## What you will do:
Find each line with the word "draws" and say how many there are, nothing else.

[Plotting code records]
--- START ---

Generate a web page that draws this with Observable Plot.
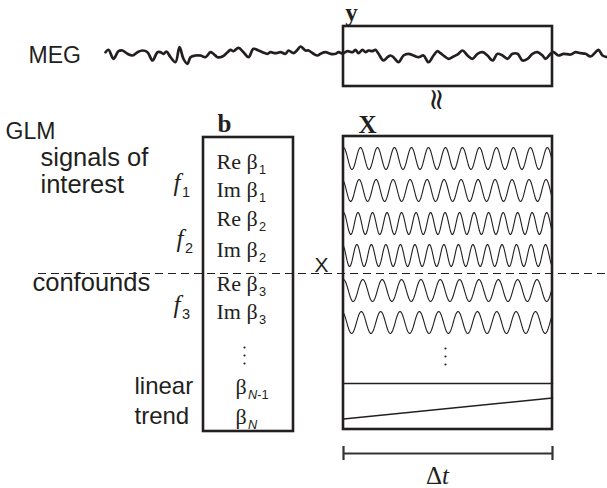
<!DOCTYPE html>
<html><head><meta charset="utf-8">
<script src="https://cdn.jsdelivr.net/npm/d3@7"></script>
<script src="https://cdn.jsdelivr.net/npm/@observablehq/plot@0.6"></script>
<style>html,body{margin:0;padding:0;background:#fff;} svg{display:block;}</style>
</head><body><div id="chart"></div>
<script>
// ---------- DATA ----------
// MEG trace: time position along the recording and deflection (up = positive)
const megT = [0,3,8,13,17,22,27,32,37,42,47,52,55,58,61,65,70,74,78,82,85,90,95,100,105,108,112,117,122,125,128,133,138,143,148,153,157,162,165,170,175,180,183,188,192,195,200,203,208,212,215,220,225,230,233,
  237,242,247,250,253,257,260,263,267,270,273,278,282,285,288,293,298,303,308,313,318,323,328,332,335,338,343,348,353,357,362,367,372,377,382,387,392,397,402,407,412,417,422,427,432,437,440,445,448,453,458,465,470,475,480,485,490,493,497,502];
const megV = [0.3,2.7,-6.3,1.3,2,-1.3,-3,0.3,2,0.3,-8,0.3,0.3,-1.3,1,-4.7,-9.7,5.3,-6.3,-11.3,-4.7,-3,-3,-4.7,0.3,-1.3,-4.7,-4,0.3,2.7,1.3,4.7,0.3,-4.7,3.7,2,0.3,-1.3,0.3,-0.7,0.3,-1.3,2,-0.7,2.7,6,2,2,-1.3,-3,-1.3,0.3,-1.3,-1.3,0.3,
  -1,1.3,0.3,2.7,-0.7,2.7,0.3,2,1.3,2.7,-1.3,-8,-4.7,-3,-4.7,-9.7,-3,-1.3,-3,-4.7,-3,-9.7,-3,1.3,-0.7,-3,-6.3,-4,-1.3,2,-3,-6.3,-1.3,0.3,-3,-8,-1.3,-3,-6.3,-1.3,-1.3,-8,-6.3,-1.3,0.3,-3,-6.3,-1.3,0.3,-3,-1.3,-2,0.3,-0.7,-1.3,-4,0.3,2.7,-3,-4.7];

// GLM coefficient labels (b vector) and matching regressors (X columns)
const coefLabels = ["Re β_1","Im β_1","Re β_2","Im β_2","Re β_3","Im β_3"];
const regCycles  = [12.3, 12.3, 14.4, 14.4, 10.8, 10.8];   // cycles within the window
const regPhase   = [0, 0.08, 0, 0.08, 0, 0.08];             // phase offset (cycles)
const trendLabels = ["β_N-1","β_N"];
const trendStartV = [0, -1];   // regressor value at window start
const trendEndV   = [0, 1];    // regressor value at window end
const freqLabels = ["f_1","f_2","f_3"];
const groupLabels = ["signals of","interest","confounds","linear","trend"];
const headLabels = ["MEG","GLM"];
const symbolLabels = ["y","b","X"];

// ---------- LAYOUT ----------
const W = 607, H = 488;
const SANS = "'Liberation Sans', Arial, Helvetica, sans-serif";
const SERIF = "'Liberation Serif', 'Times New Roman', serif";
const INK = "#231f20";
const win = {x1: 343, x2: 552};                 // time window (y and X boxes)
const megY = 52, megX0 = 105;
const bBox = {x1: 203, x2: 293, y1: 137, y2: 431};
const XBox = {x1: win.x1, x2: win.x2, y1: 136, y2: 429};
const yBox = {x1: win.x1, x2: win.x2, y1: 26, y2: 86};
const rowY = [158, 190, 223, 255, 290, 322];
const coefBase = [168, 196, 225, 256, 290, 318];
const amp = 11;
const trendRowY = [383, 408], trendAmp = 10.5;
const dashY = 273;

// build tables from data
const meg = megT.map((t, i) => ({x: megX0 + t, y: megY - megV[i]}));
const waves = [];
coefLabels.forEach((lab, r) => {
  const n = 240;
  for (let k = 0; k <= n; k++) {
    const u = k / n;
    waves.push({row: lab, x: win.x1 + u * (win.x2 - win.x1),
      y: rowY[r] - amp * Math.cos(2 * Math.PI * (u * regCycles[r] + regPhase[r]))});
  }
});
const trends = [];
trendLabels.forEach((lab, r) => {
  trends.push({row: lab, x: win.x1, y: trendRowY[r] - trendAmp * trendStartV[r]});
  trends.push({row: lab, x: win.x2, y: trendRowY[r] - trendAmp * trendEndV[r]});
});

const coefText = coefLabels.map((l, i) => ({t: l, x: 216, y: coefBase[i]}));
const trendText = [{t: trendLabels[0], x: 235, y: 393}, {t: trendLabels[1], x: 235, y: 423}];
const freqText = [{t: freqLabels[0], x: 173, y: 190}, {t: freqLabels[1], x: 176, y: 246}, {t: freqLabels[2], x: 173, y: 312}];
const headText = [{t: headLabels[0], x: 28, y: 62}, {t: headLabels[1], x: 5, y: 138}];
const groupText = [
  {t: groupLabels[0], x: 40, y: 165},
  {t: groupLabels[1], x: 40, y: 192},
  {t: groupLabels[2], x: 32, y: 290}
];
const trendGroupText = [
  {t: groupLabels[3], x: 134, y: 393},
  {t: groupLabels[4], x: 134, y: 423}
];
const boldText = [{t: symbolLabels[0], x: 351, y: 20}, {t: symbolLabels[1], x: 224, y: 131}, {t: symbolLabels[2], x: 367, y: 132}];

const plot = Plot.plot({
  width: W, height: H, margin: 0,
  x: {type: "identity"}, y: {type: "identity"}, axis: null,
  style: {background: "#fff"},
  marks: [
    Plot.ruleY([dashY], {x1: 38, x2: W, stroke: INK, strokeWidth: 1.2, strokeDasharray: "8,5"}),
    Plot.line(meg, {x: "x", y: "y", curve: "catmull-rom", stroke: INK, strokeWidth: 2.7, strokeLinejoin: "round"}),
    Plot.rect([yBox, XBox, bBox], {x1: "x1", x2: "x2", y1: "y1", y2: "y2", fill: "none", stroke: INK, strokeWidth: 2.6}),
    Plot.line(waves, {x: "x", y: "y", z: "row", stroke: INK, strokeWidth: 1.1}),
    Plot.line(trends, {x: "x", y: "y", z: "row", stroke: INK, strokeWidth: 1.5}),
    Plot.dot([348, 356, 364], {x: () => 445, y: d => d, r: 1.1, fill: INK, stroke: null}),
    Plot.dot([347, 355, 363], {x: () => 244, y: d => d, r: 1.1, fill: INK, stroke: null}),
    // delta t bar
    Plot.ruleY([453], {x1: win.x1, x2: win.x2, stroke: "#333", strokeWidth: 2}),
    Plot.ruleX([win.x1, win.x2], {y1: 446, y2: 460, stroke: "#333", strokeWidth: 2.2}),
    Plot.text(["Δ_t"], {x: () => 437, y: () => 483, lineAnchor: "bottom", fontFamily: SERIF, fontSize: 25, fill: INK}),
    Plot.text(["≈"], {x: () => 436, y: () => 99, rotate: 90, fontFamily: "'DejaVu Serif', serif", fontSize: 30, fill: INK}),
    Plot.text(["X"], {x: () => 321, y: () => 271, lineAnchor: "bottom", fontFamily: SANS, fontSize: 21, fill: INK}),
    Plot.text(headText, {x: "x", y: "y", text: "t", textAnchor: "start", lineAnchor: "bottom", fontFamily: SANS, fontSize: 23, fill: INK}),
    Plot.text(groupText, {x: "x", y: "y", text: "t", textAnchor: "start", lineAnchor: "bottom", fontFamily: SANS, fontSize: 25.5, fill: INK}),
    Plot.text(trendGroupText, {x: "x", y: "y", text: "t", textAnchor: "start", lineAnchor: "bottom", fontFamily: SANS, fontSize: 24, fill: INK}),
    Plot.text(coefText, {x: "x", y: "y", text: "t", textAnchor: "start", lineAnchor: "bottom", fontFamily: SERIF, fontSize: 22, fill: INK}),
    Plot.text(trendText, {x: "x", y: "y", text: "t", textAnchor: "start", lineAnchor: "bottom", fontFamily: SERIF, fontSize: 22, fill: INK}),
    Plot.text(freqText, {x: "x", y: "y", text: "t", textAnchor: "start", lineAnchor: "bottom", fontFamily: SERIF, fontStyle: "italic", fontSize: 25, fill: INK}),
    Plot.text(boldText, {x: "x", y: "y", text: "t", textAnchor: "middle", lineAnchor: "bottom", fontFamily: SERIF, fontWeight: "bold", fontSize: 25, fill: INK})
  ]
});

// rich text: "_" marks a subscript (or, for Δ_t, an italic t)
const NS = "http://www.w3.org/2000/svg";
plot.querySelectorAll("text").forEach(t => {
  const s = t.textContent;
  const i = s.indexOf("_");
  if (i < 0) return;
  t.textContent = "";
  const b = document.createElementNS(NS, "tspan");
  b.textContent = s.slice(0, i);
  t.appendChild(b);
  if (s.startsWith("Δ")) {
    const it = document.createElementNS(NS, "tspan");
    it.textContent = s.slice(i + 1);
    it.setAttribute("font-style", "italic");
    t.appendChild(it);
    return;
  }
  const parts = s.slice(i + 1).split(/(N)/).filter(Boolean);
  parts.forEach((p, k) => {
    const sp = document.createElementNS(NS, "tspan");
    sp.textContent = p;
    sp.setAttribute("font-size", "0.58em");
    sp.setAttribute("font-family", SANS);
    sp.setAttribute("font-style", p === "N" ? "italic" : "normal");
    if (k === 0) { sp.setAttribute("dy", "0.45em"); sp.setAttribute("dx", "0.1em"); }
    t.appendChild(sp);
  });
});
document.getElementById("chart").appendChild(plot);
</script>
</body></html>
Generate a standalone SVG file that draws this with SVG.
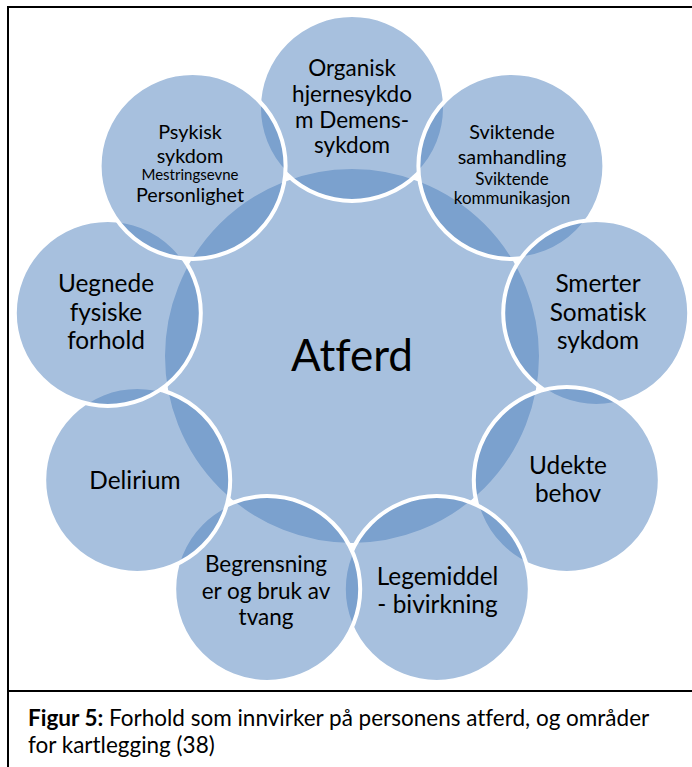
<svg xmlns="http://www.w3.org/2000/svg" width="692" height="767" viewBox="0 0 692 767">
<style>
.c{fill:#4F81BD;fill-opacity:0.5;stroke:#FFFFFF;stroke-width:4}
.t{font-family:Lato,"Liberation Sans",sans-serif;fill:#000;text-anchor:middle;font-variant-ligatures:none}
.f26{font-size:24.4px}.f24{font-size:22.5px}.f21{font-size:19.8px}.f18{font-size:17px}.f16{font-size:15px}
.cap{font-family:Lato,"Liberation Sans",sans-serif;font-size:22.5px;fill:#000;font-variant-ligatures:none}
.b{fill:none;stroke:#000;stroke-width:2}
</style>
<rect x="0" y="0" width="692" height="767" fill="#fff"/>
<g id="frame">
<path class="b" d="M8 767V7H692M8 691H692"/>
</g>
<g id="center">
<circle class="c" cx="352" cy="356" r="189"/>
<text class="t" x="352" y="371" style="font-size:44px">Atferd</text>
</g>
<g id="n1">
<circle class="c" cx="352" cy="108" r="93"/>
<text class="t f24"><tspan x="352" y="76">Organisk</tspan><tspan x="352" y="102">hjernesykdo</tspan><tspan x="352" y="128">m Demens-</tspan><tspan x="352" y="153">sykdom</tspan></text>
</g>
<g id="n2">
<circle class="c" cx="511.4" cy="166" r="93"/>
<text class="t"><tspan class="f21" x="512" y="139">Sviktende</tspan><tspan class="f21" x="512" y="164">samhandling</tspan><tspan class="f18" x="512" y="185">Sviktende</tspan><tspan class="f18" x="512" y="204">kommunikasjon</tspan></text>
</g>
<g id="n3">
<circle class="c" cx="596.2" cy="312.9" r="93"/>
<text class="t f26"><tspan x="598" y="292">Smerter</tspan><tspan x="598" y="321">Somatisk</tspan><tspan x="598" y="349">sykdom</tspan></text>
</g>
<g id="n4">
<circle class="c" cx="566.8" cy="480" r="93"/>
<text class="t f26"><tspan x="568" y="474">Udekte</tspan><tspan x="568" y="502">behov</tspan></text>
</g>
<g id="n5">
<circle class="c" cx="436.8" cy="589" r="93"/>
<text class="t f26"><tspan x="437.5" y="585">Legemiddel</tspan><tspan x="437.5" y="613">- bivirkning</tspan></text>
</g>
<g id="n6">
<circle class="c" cx="267.2" cy="589" r="93"/>
<text class="t f24"><tspan x="266" y="572">Begrensning</tspan><tspan x="266" y="599">er og bruk av</tspan><tspan x="266" y="625">tvang</tspan></text>
</g>
<g id="n7">
<circle class="c" cx="137.2" cy="480" r="93"/>
<text class="t f26" x="135" y="489">Delirium</text>
</g>
<g id="n8">
<circle class="c" cx="107.8" cy="312.9" r="93"/>
<text class="t f26"><tspan x="106" y="292">Uegnede</tspan><tspan x="106" y="321">fysiske</tspan><tspan x="106" y="349">forhold</tspan></text>
</g>
<g id="n9">
<circle class="c" cx="192.6" cy="166" r="93"/>
<text class="t"><tspan class="f21" x="190" y="139">Psykisk</tspan><tspan class="f21" x="190" y="163">sykdom</tspan><tspan class="f16" x="190" y="180">Mestringsevne</tspan><tspan class="f21" x="190" y="202">Personlighet</tspan></text>
</g>
<g id="caption">
<text class="cap" x="28" y="726"><tspan font-weight="bold">Figur 5:</tspan> Forhold som innvirker på personens atferd, og områder</text>
<text class="cap" x="28" y="753">for kartlegging (38)</text>
</g>
</svg>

--- END ---

## Full response:
2